--- Start of Supplied information ---

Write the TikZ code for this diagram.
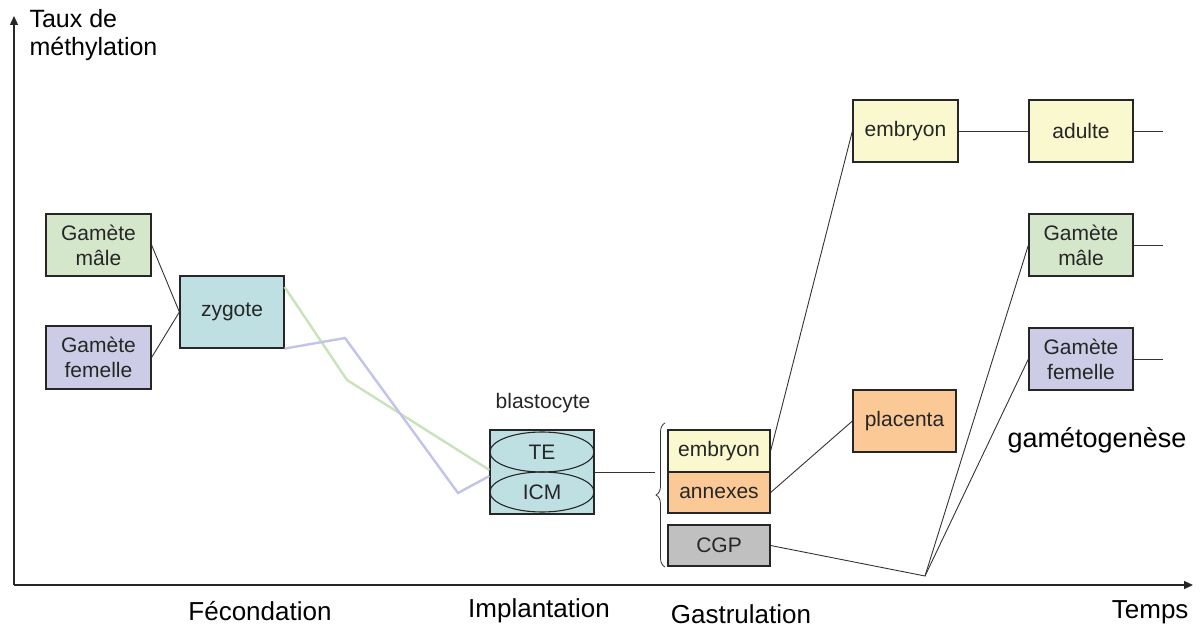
\documentclass[tikz,border=0pt]{standalone}
\usepackage{fontspec}
\setmainfont{Liberation Sans}
\usetikzlibrary{shapes.geometric,arrows.meta,decorations.pathreplacing}
\definecolor{cgreen}{HTML}{D5E7CB}
\definecolor{cviolet}{HTML}{CCCCE6}
\definecolor{cteal}{HTML}{BFE0E3}
\definecolor{cyellow}{HTML}{FAF8CF}
\definecolor{corange}{HTML}{FBC996}
\definecolor{cgrey}{HTML}{C0C0C0}
\definecolor{lgreen}{HTML}{C9E2BA}
\definecolor{lviolet}{HTML}{C2C2EA}
\begin{document}
\begin{tikzpicture}[x=1pt,y=-1pt,
  box/.style={draw=black!85,line width=1.2pt,rectangle,inner sep=0pt,align=center,
    font=\fontsize{21}{25}\selectfont,text=black!85},
  conn/.style={draw=black!80,line width=0.9pt},
  axis/.style={draw=black!85,line width=1.4pt,-{Triangle[length=9pt,width=8pt]}},
  lbl/.style={font=\fontsize{26}{29}\selectfont,text=black}]
\useasboundingbox (0,0) rectangle (1200,631);
% axes
\coordinate (O) at (14,585);
\coordinate (Ytop) at (14,16);
\coordinate (Xend) at (1193,585);
\draw[axis] (O) -- (Ytop);
\draw[axis] (O) -- (Xend);
\node[lbl,anchor=north west,align=left,font=\fontsize{25}{28}\selectfont] (ylab) at (26,6) {Taux de\\méthylation};
\node[lbl,anchor=east] (temps) at (1192,612) {Temps};
\node[lbl] (fec) at (260,611) {Fécondation};
\node[lbl] (impl) at (539,611) {Implantation};
\node[lbl] (gast) at (741,614) {Gastrulation};
\node[lbl,font=\fontsize{27}{30}\selectfont] (gameto) at (1097,440) {gamétogenèse};
% boxes
\node[box,fill=cgreen,minimum width=105pt,minimum height=62pt] (gm) at (98.5,245) {Gamète\\mâle};
\node[box,fill=cviolet,minimum width=105pt,minimum height=63pt] (gf) at (98.5,357.5) {Gamète\\femelle};
\node[box,fill=cteal,minimum width=104pt,minimum height=72pt] (zyg) at (232,312) {zygote};
\node[box,fill=cteal,minimum width=104pt,minimum height=84pt] (blast) at (542,472) {};
\node[draw=black!85,line width=1.1pt,ellipse,inner sep=0pt,minimum width=104pt,minimum height=40pt,
  font=\fontsize{21}{25}\selectfont,text=black!85] (te) at (542,452) {TE};
\node[draw=black!85,line width=1.1pt,ellipse,inner sep=0pt,minimum width=104pt,minimum height=40pt,
  font=\fontsize{21}{25}\selectfont,text=black!85] (icm) at (542,492) {ICM};
\node[font=\fontsize{21}{25}\selectfont,text=black!85] (blab) at (543,403) {blastocyte};
\node[box,fill=cyellow,minimum width=102pt,minimum height=42pt] (emb) at (719,451) {embryon};
\node[box,fill=corange,minimum width=102pt,minimum height=41pt] (ann) at (719,492.5) {annexes};
\node[box,fill=cgrey,minimum width=102pt,minimum height=41pt] (cgp) at (719,545.5) {CGP};
\node[box,fill=cyellow,minimum width=105pt,minimum height=62pt] (embT) at (905.5,131) {embryon};
\node[box,fill=cyellow,minimum width=104pt,minimum height=62pt] (adu) at (1081,131) {adulte};
\node[box,fill=cgreen,minimum width=104pt,minimum height=62pt] (gmR) at (1081,245) {Gamète\\mâle};
\node[box,fill=cviolet,minimum width=104pt,minimum height=62pt] (gfR) at (1081,359) {Gamète\\femelle};
\node[box,fill=corange,minimum width=103pt,minimum height=62pt] (plac) at (904.5,421) {placenta};
% brace
\coordinate (bb) at (665,567);
\coordinate (bt) at (665,423);
\draw[draw=black!80,line width=0.8pt,decorate,decoration={brace,amplitude=9pt}] (bb) -- (bt);
\coordinate (btip) at (655,472);
% connectors
\draw[conn] (gm.east) -- (zyg.west);
\draw[conn] (gf.east) -- (zyg.west);
\coordinate (g1) at (347,380);
\coordinate (p1) at (345,338);
\coordinate (p2) at (458,493);
\draw[lgreen,line width=2.4pt] ([yshift=25pt]zyg.east) -- (g1) -- ([yshift=2pt]blast.west);
\draw[lviolet,line width=2.4pt] (zyg.south east) -- (p1) -- (p2) -- ([yshift=-4pt]blast.west);
\draw[conn] (blast.east) -- (btip);
\draw[conn] (emb.east) -- (embT.west);
\draw[conn] (ann.east) -- (plac.west);
\coordinate (v) at (925,576);
\draw[conn] (cgp.east) -- (v) -- (gmR.west);
\draw[conn] (v) -- (gfR.west);
\draw[conn] (embT.east) -- (adu.west);
\coordinate (e1) at (1163,131);
\coordinate (e2) at (1163,245);
\coordinate (e3) at (1163,359);
\draw[conn] (adu.east) -- (e1);
\draw[conn] (gmR.east) -- (e2);
\draw[conn] (gfR.east) -- (e3);
\end{tikzpicture}
\end{document}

--- End of Supplied information ---

— Problem statement —
Keep every word of the data as it is when you write it out, but drop the pictures.

— Solution for this task —
Write the TikZ code for this diagram.
\documentclass[tikz,border=0pt]{standalone}
\usepackage{fontspec}
\setmainfont{Liberation Sans}
\usetikzlibrary{shapes.geometric,arrows.meta,decorations.pathreplacing}
\definecolor{cgreen}{HTML}{D5E7CB}
\definecolor{cviolet}{HTML}{CCCCE6}
\definecolor{cteal}{HTML}{BFE0E3}
\definecolor{cyellow}{HTML}{FAF8CF}
\definecolor{corange}{HTML}{FBC996}
\definecolor{cgrey}{HTML}{C0C0C0}
\definecolor{lgreen}{HTML}{C9E2BA}
\definecolor{lviolet}{HTML}{C2C2EA}
\begin{document}
\begin{tikzpicture}[x=1pt,y=-1pt,
  box/.style={draw=black!85,line width=1.2pt,rectangle,inner sep=0pt,align=center,
    font=\fontsize{21}{25}\selectfont,text=black!85},
  conn/.style={draw=black!80,line width=0.9pt},
  axis/.style={draw=black!85,line width=1.4pt,-{Triangle[length=9pt,width=8pt]}},
  lbl/.style={font=\fontsize{26}{29}\selectfont,text=black}]
\useasboundingbox (0,0) rectangle (1200,631);
% axes
\coordinate (O) at (14,585);
\coordinate (Ytop) at (14,16);
\coordinate (Xend) at (1193,585);
\draw[axis] (O) -- (Ytop);
\draw[axis] (O) -- (Xend);
\node[lbl,anchor=north west,align=left,font=\fontsize{25}{28}\selectfont] (ylab) at (26,6) {Taux de\\méthylation};
\node[lbl,anchor=east] (temps) at (1192,612) {Temps};
\node[lbl] (fec) at (260,611) {Fécondation};
\node[lbl] (impl) at (539,611) {Implantation};
\node[lbl] (gast) at (741,614) {Gastrulation};
\node[lbl,font=\fontsize{27}{30}\selectfont] (gameto) at (1097,440) {gamétogenèse};
% boxes
\node[box,fill=cgreen,minimum width=105pt,minimum height=62pt] (gm) at (98.5,245) {Gamète\\mâle};
\node[box,fill=cviolet,minimum width=105pt,minimum height=63pt] (gf) at (98.5,357.5) {Gamète\\femelle};
\node[box,fill=cteal,minimum width=104pt,minimum height=72pt] (zyg) at (232,312) {zygote};
\node[box,fill=cteal,minimum width=104pt,minimum height=84pt] (blast) at (542,472) {};
\node[draw=black!85,line width=1.1pt,ellipse,inner sep=0pt,minimum width=104pt,minimum height=40pt,
  font=\fontsize{21}{25}\selectfont,text=black!85] (te) at (542,452) {TE};
\node[draw=black!85,line width=1.1pt,ellipse,inner sep=0pt,minimum width=104pt,minimum height=40pt,
  font=\fontsize{21}{25}\selectfont,text=black!85] (icm) at (542,492) {ICM};
\node[font=\fontsize{21}{25}\selectfont,text=black!85] (blab) at (543,403) {blastocyte};
\node[box,fill=cyellow,minimum width=102pt,minimum height=42pt] (emb) at (719,451) {embryon};
\node[box,fill=corange,minimum width=102pt,minimum height=41pt] (ann) at (719,492.5) {annexes};
\node[box,fill=cgrey,minimum width=102pt,minimum height=41pt] (cgp) at (719,545.5) {CGP};
\node[box,fill=cyellow,minimum width=105pt,minimum height=62pt] (embT) at (905.5,131) {embryon};
\node[box,fill=cyellow,minimum width=104pt,minimum height=62pt] (adu) at (1081,131) {adulte};
\node[box,fill=cgreen,minimum width=104pt,minimum height=62pt] (gmR) at (1081,245) {Gamète\\mâle};
\node[box,fill=cviolet,minimum width=104pt,minimum height=62pt] (gfR) at (1081,359) {Gamète\\femelle};
\node[box,fill=corange,minimum width=103pt,minimum height=62pt] (plac) at (904.5,421) {placenta};
% brace
\coordinate (bb) at (665,567);
\coordinate (bt) at (665,423);
\draw[draw=black!80,line width=0.8pt,decorate,decoration={brace,amplitude=9pt}] (bb) -- (bt);
\coordinate (btip) at (655,472);
% connectors
\draw[conn] (gm.east) -- (zyg.west);
\draw[conn] (gf.east) -- (zyg.west);
\coordinate (g1) at (347,380);
\coordinate (p1) at (345,338);
\coordinate (p2) at (458,493);
\draw[lgreen,line width=2.4pt] ([yshift=25pt]zyg.east) -- (g1) -- ([yshift=2pt]blast.west);
\draw[lviolet,line width=2.4pt] (zyg.south east) -- (p1) -- (p2) -- ([yshift=-4pt]blast.west);
\draw[conn] (blast.east) -- (btip);
\draw[conn] (emb.east) -- (embT.west);
\draw[conn] (ann.east) -- (plac.west);
\coordinate (v) at (925,576);
\draw[conn] (cgp.east) -- (v) -- (gmR.west);
\draw[conn] (v) -- (gfR.west);
\draw[conn] (embT.east) -- (adu.west);
\coordinate (e1) at (1163,131);
\coordinate (e2) at (1163,245);
\coordinate (e3) at (1163,359);
\draw[conn] (adu.east) -- (e1);
\draw[conn] (gmR.east) -- (e2);
\draw[conn] (gfR.east) -- (e3);
\end{tikzpicture}
\end{document}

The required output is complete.